Junk car disposal

Looking to get rid of a junk car.

It's intact, and aside from a dead battery, and slow tire leak, still functionally driveable. But it had issues even before it stopped being used, and is not saleable from a used-car perspective.

Two easiest options seem to be donating it to a charity, or selling it to a salvage yard.

Anyone ever sold a car to Pick-n-Pull?

Im not sure what im missing in your statement but if that vehicle was in my driveway i could sell it probably the same day. Possibly even trade it.

I just traded a vehicle with a dead battery and needed an arm long list of things that was worth about $500 for $2500 in tree work.

I have 2 more vehicles that were worth $500 pre-inflation but could sell for $1000 or trade for alot of good things..


I am fairly confident with the way things are right now you could sell for cash or trade up very well for services or goods that you want on FB marketplace.

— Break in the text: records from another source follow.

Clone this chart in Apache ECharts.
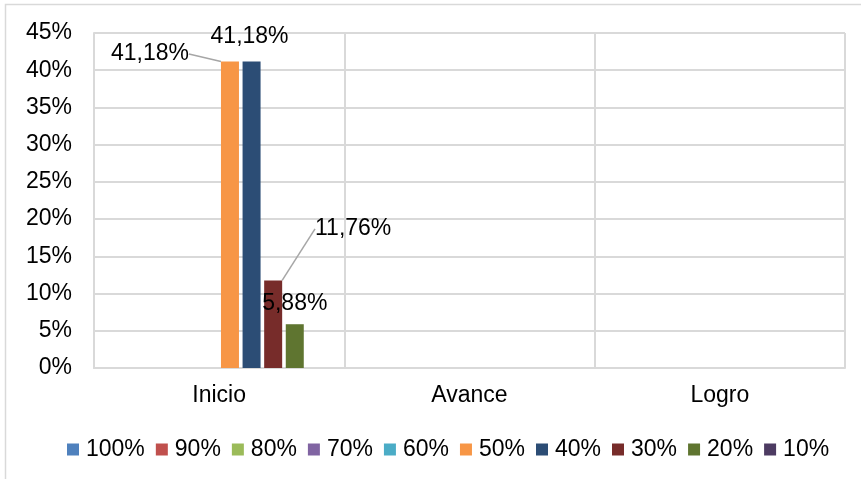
<!DOCTYPE html>
<html><head><meta charset="utf-8">
<script src="https://cdn.jsdelivr.net/npm/echarts@6/dist/echarts.min.js"></script>
<style>html,body{margin:0;padding:0;background:#fff}#c{width:861px;height:479px}</style>
</head><body><div id="c"></div>
<script>
const categories = ['Inicio', 'Avance', 'Logro'];
const seriesNames = ['100%', '90%', '80%', '70%', '60%', '50%', '40%', '30%', '20%', '10%'];
const s100 = [0, 0, 0];
const s90 = [0, 0, 0];
const s80 = [0, 0, 0];
const s70 = [0, 0, 0];
const s60 = [0, 0, 0];
const s50 = [41.18, 0, 0];
const s40 = [41.18, 0, 0];
const s30 = [11.76, 0, 0];
const s20 = [5.88, 0, 0];
const s10 = [0, 0, 0];
const yTicks = [0, 5, 10, 15, 20, 25, 30, 35, 40, 45];

const values = [s100, s90, s80, s70, s60, s50, s40, s30, s20, s10];
const colors = ['#4F81BD', '#C0504D', '#9BBB59', '#8064A2', '#4BACC6', '#F79646', '#2C4D75', '#772C2A', '#5F7530', '#4D3B62'];
const FONT = 'Liberation Sans, Arial, sans-serif';
const FS = 23;
const labelCfg = {
  '50%': {layout: {dx: -80, dy: 9}, line: true},
  '40%': {layout: {dx: -2, dy: -8}, line: false},
  '30%': {layout: {dx: 80, dy: -35}, line: true},
  '20%': {layout: {dx: 0, dy: -4}, line: false}
};
const fmt = v => v.toFixed(2).replace('.', ',') + '%';

const series = seriesNames.map((n, i) => {
  const cfg = labelCfg[n];
  const data = values[i].map(v => {
    if (cfg && v > 0) {
      return {value: v, label: {show: true}, labelLine: {show: cfg.line}};
    }
    return {value: v, label: {show: false}, labelLine: {show: false}};
  });
  const s = {
    name: n, type: 'bar', data: data, barWidth: 18, barGap: '20%',
    itemStyle: {color: colors[i]},
    emphasis: {disabled: true}
  };
  if (cfg) {
    s.label = {show: false, position: 'top', distance: 5, formatter: p => fmt(p.value),
      color: '#000', fontFamily: FONT, fontSize: FS};
    s.labelLayout = cfg.layout;
    s.labelLine = {show: false, lineStyle: {color: '#A6A6A6', width: 1.5}};
  }
  return s;
});

const chart = echarts.init(document.getElementById('c'), null, {renderer: 'canvas'});
chart.setOption({
  animation: false,
  backgroundColor: '#fff',
  graphic: [{type: 'rect', shape: {x: 5.5, y: 4.5, width: 900, height: 600}, style: {fill: 'none', stroke: '#d9d9d9', lineWidth: 1.5}, silent: true}],
  grid: {left: 94, right: 16, top: 33, bottom: 111},
  legend: {
    top: 433, left: 62, itemWidth: 12, itemHeight: 12, itemGap: 11,
    icon: 'rect', textStyle: {color: '#000', fontFamily: FONT, fontSize: FS, padding: [0, 0, 0, 2]},
    data: seriesNames
  },
  xAxis: {
    type: 'category', data: categories, boundaryGap: true,
    axisLine: {show: true, lineStyle: {color: '#d9d9d9', width: 2}},
    axisTick: {show: false},
    splitLine: {show: true, lineStyle: {color: '#d9d9d9', width: 2}},
    axisLabel: {color: '#000', fontFamily: FONT, fontSize: FS, margin: 16}
  },
  yAxis: {
    type: 'value', min: 0, max: 45, interval: 5,
    axisLine: {show: true, lineStyle: {color: '#d9d9d9', width: 2}},
    axisTick: {show: false},
    splitLine: {show: true, lineStyle: {color: '#d9d9d9', width: 2}},
    axisLabel: {color: '#000', fontFamily: FONT, fontSize: FS, margin: 22, formatter: v => yTicks.includes(v) ? v + '%' : ''}
  },
  series: series
});
</script></body></html>
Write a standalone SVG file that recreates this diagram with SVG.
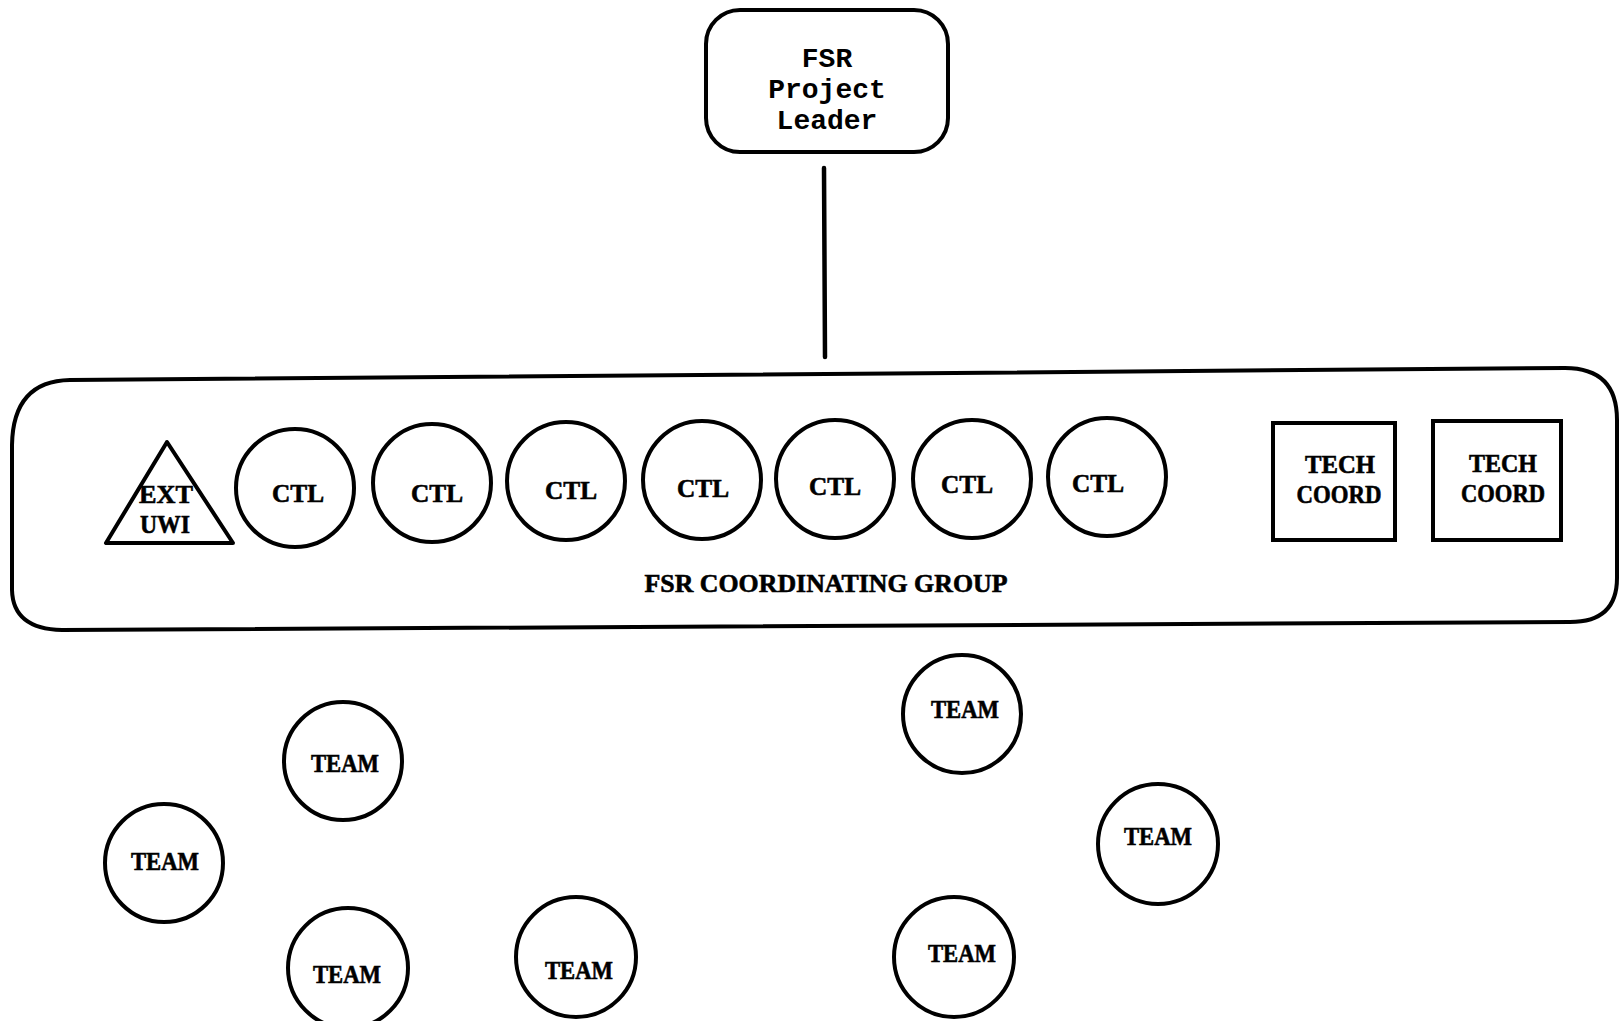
<svg xmlns="http://www.w3.org/2000/svg" width="1619" height="1021" viewBox="0 0 1619 1021">
<style>
.shape{fill:none;stroke:#000;stroke-width:4}
.mono{font-family:"Liberation Mono","Courier New",monospace;font-weight:bold;font-size:28px;fill:#000;text-anchor:middle}
.serif{font-family:"Liberation Serif","Times New Roman",serif;font-weight:bold;font-size:26px;fill:#000;stroke:#000;stroke-width:0.6;text-anchor:middle}
</style>
<rect width="1619" height="1021" fill="#fff"/>
<g id="connectors">
<line x1="824" y1="168" x2="825" y2="357" stroke="#000" stroke-width="4.5" stroke-linecap="round"/>
</g>
<g id="leader">
<rect class="shape" x="706" y="10" width="242" height="142" rx="34"/>
<text class="mono" x="827" y="67">FSR</text>
<text class="mono" x="827" y="98">Project</text>
<text class="mono" x="827" y="129">Leader</text>
</g>
<g id="coordinating-group">
<path class="shape" d="M70,380 L1565,368 Q1617,368 1617,420 L1617,578 Q1617,622 1570,622 L62,630 Q13,629 12,590 L12,445 Q13,381 70,380 Z"/>
<text class="serif" x="826" y="592" textLength="363" lengthAdjust="spacingAndGlyphs">FSR COORDINATING GROUP</text>
</g>
<g id="ext-uwi">
<polygon class="shape" points="167,442 106,543 233,543" stroke-linejoin="round"/>
<text class="serif" x="166" y="503" textLength="54" lengthAdjust="spacingAndGlyphs">EXT</text>
<text class="serif" x="165" y="533" textLength="50" lengthAdjust="spacingAndGlyphs">UWI</text>
</g>
<g id="ctl-1"><circle class="shape" cx="295" cy="488" r="59"/><text class="serif" x="298" y="502" textLength="52" lengthAdjust="spacingAndGlyphs">CTL</text></g>
<g id="ctl-2"><circle class="shape" cx="432" cy="483" r="59"/><text class="serif" x="437" y="502" textLength="52" lengthAdjust="spacingAndGlyphs">CTL</text></g>
<g id="ctl-3"><circle class="shape" cx="566" cy="481" r="59"/><text class="serif" x="571" y="499" textLength="52" lengthAdjust="spacingAndGlyphs">CTL</text></g>
<g id="ctl-4"><circle class="shape" cx="702" cy="480" r="59"/><text class="serif" x="703" y="497" textLength="52" lengthAdjust="spacingAndGlyphs">CTL</text></g>
<g id="ctl-5"><circle class="shape" cx="835" cy="479" r="59"/><text class="serif" x="835" y="495" textLength="52" lengthAdjust="spacingAndGlyphs">CTL</text></g>
<g id="ctl-6"><circle class="shape" cx="972" cy="479" r="59"/><text class="serif" x="967" y="493" textLength="52" lengthAdjust="spacingAndGlyphs">CTL</text></g>
<g id="ctl-7"><circle class="shape" cx="1107" cy="477" r="59"/><text class="serif" x="1098" y="492" textLength="52" lengthAdjust="spacingAndGlyphs">CTL</text></g>
<g id="tech-coord-1">
<rect class="shape" x="1273" y="423" width="122" height="117"/>
<text class="serif" x="1340" y="473" textLength="70" lengthAdjust="spacingAndGlyphs">TECH</text>
<text class="serif" x="1339" y="503" textLength="85" lengthAdjust="spacingAndGlyphs">COORD</text>
</g>
<g id="tech-coord-2">
<rect class="shape" x="1433" y="421" width="128" height="119"/>
<text class="serif" x="1503" y="472" textLength="68" lengthAdjust="spacingAndGlyphs">TECH</text>
<text class="serif" x="1503" y="502" textLength="84" lengthAdjust="spacingAndGlyphs">COORD</text>
</g>
<g id="team-1"><circle class="shape" cx="343" cy="761" r="59"/><text class="serif" x="345" y="772" textLength="68" lengthAdjust="spacingAndGlyphs">TEAM</text></g>
<g id="team-2"><circle class="shape" cx="164" cy="863" r="59"/><text class="serif" x="165" y="870" textLength="68" lengthAdjust="spacingAndGlyphs">TEAM</text></g>
<g id="team-3"><circle class="shape" cx="348" cy="968" r="60"/><text class="serif" x="347" y="983" textLength="68" lengthAdjust="spacingAndGlyphs">TEAM</text></g>
<g id="team-4"><circle class="shape" cx="576" cy="957" r="60"/><text class="serif" x="579" y="979" textLength="68" lengthAdjust="spacingAndGlyphs">TEAM</text></g>
<g id="team-5"><circle class="shape" cx="962" cy="714" r="59"/><text class="serif" x="965" y="718" textLength="68" lengthAdjust="spacingAndGlyphs">TEAM</text></g>
<g id="team-6"><circle class="shape" cx="1158" cy="844" r="60"/><text class="serif" x="1158" y="845" textLength="68" lengthAdjust="spacingAndGlyphs">TEAM</text></g>
<g id="team-7"><circle class="shape" cx="954" cy="957" r="60"/><text class="serif" x="962" y="962" textLength="68" lengthAdjust="spacingAndGlyphs">TEAM</text></g>
</svg>
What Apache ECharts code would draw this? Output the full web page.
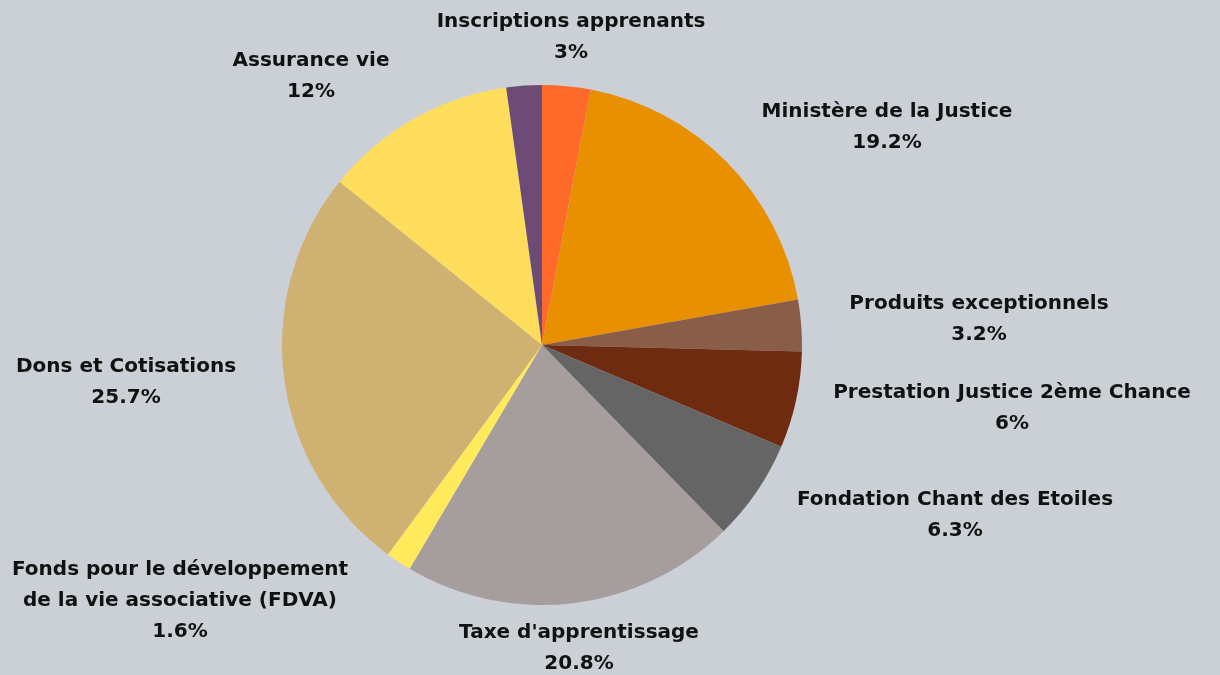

Someone has a nice chainsaw, generator, or boom boom and needs a car or wants to go the extra mile to flip yours.
 
If you lived in Portland, Oregon, you could just drop it off at the closest tweeker homeless camp and they will strip it down in a few days. It’s like those beetles that eat all the meat off of animal bones that taxidermist use. It’s amazing to watch.
 
I California, if the vehicle is still registered and if it has failed the smog test, the DMV will pay you $1,000 for retiring the vehicle. You have to hand it over to them in drivable condition. They will have it scrapped.
 
Looking to get rid of a junk car.

It's intact, and aside from a dead battery, and slow tire leak, still functionally driveable. But it had issues even before it stopped being used, and is not saleable from a used-car perspective.

Two easiest options seem to be donating it to a charity, or selling it to a salvage yard.

Anyone ever sold a car to Pick-n-Pull?
You sure in todays market. Used cars are very expensive and terrible cars are viable. What kind of car is it?
 
Most of the above "is true" but which way the wind blows depends on your region, whether you're in a rural vs urban area.
What the "junk car" pipeline has determined to be a flat rate for picking up a dead car is also part of it.

In my experience in northern NY and VT, if a car moves...someone will buy it.

Charities come to your address and leave with the trash.
I prefer the HS or trade school donation. We always had that here as a county vo-tech was in the neighboring town.

DO NOT for one second believe the "poor charity fixing up a beater to sell" argument. It doesn't work that way. The picker-upper culls the car.

Make real sure your plates are off it.
 
Thanks all for the tips. Will take under advisement.

I choose my words carefully, so when I said junk car, I meant it, even for these times. A tired, oil burning, beater with bald tires, faded paint, minor body damage, and in need of new struts and bushings has lived out its useful life.
 
Thanks all for the tips. Will take under advisement.

I choose my words carefully, so when I said junk car, I meant it, even for these times. A tired, oil burning, beater with bald tires, faded paint, minor body damage, and in need of new struts and bushings has lived out its useful life.

If it moves under it's own power and isn't rotted out, someone will appreciate it. Why so secretive on make/model and other details?
 
DO NOT for one second believe the "poor charity fixing up a beater to sell" argument. It doesn't work that way. The picker-upper culls the car.
I’ve read somewhere if a car is donated to charity, it ends up either at a Copart yard with the next stop being Pick & Pull and the crusher or shipped off to Africa or Central/South America.

There’s a market for older cars from America in Africa and Southeast Asia, even in LHD form.

If your car was given up to the state as part of an “clean car” incentive(CA does this for 1996-older cars), you get $500-1000 in your hands, car gets crushed ASAP, it doesn’t go out to the yard for parts. The catch is the car has to drive to the junkyard under its own power and be mostly intact.
 
I’ve read somewhere if a car is donated to charity, it ends up either at a Copart yard with the next stop being Pick & Pull and the crusher or shipped off to Africa or Central/South America.

There’s a market for older cars from America in Africa and Southeast Asia, even in LHD form.

If your car was given up to the state as part of an “clean car” incentive(CA does this for 1996-older cars), you get $500-1000 in your hands, car gets crushed ASAP, it doesn’t go out to the yard for parts. The catch is the car has to drive to the junkyard under its own power and be mostly intact.
Did one this year, BAAQMD gave me $1200 instead and yes, they crush it and not part out.
 
I gave a car to the Kidney foundation. I even cleaned up the inside of the console. It was driveable, but they just pulled it onto a flat deck. It went straight to Pick and Pull to be parted out. At our pick and pull everything goes into the yard lineup, them x months later goes into the crusher. They are very methodical.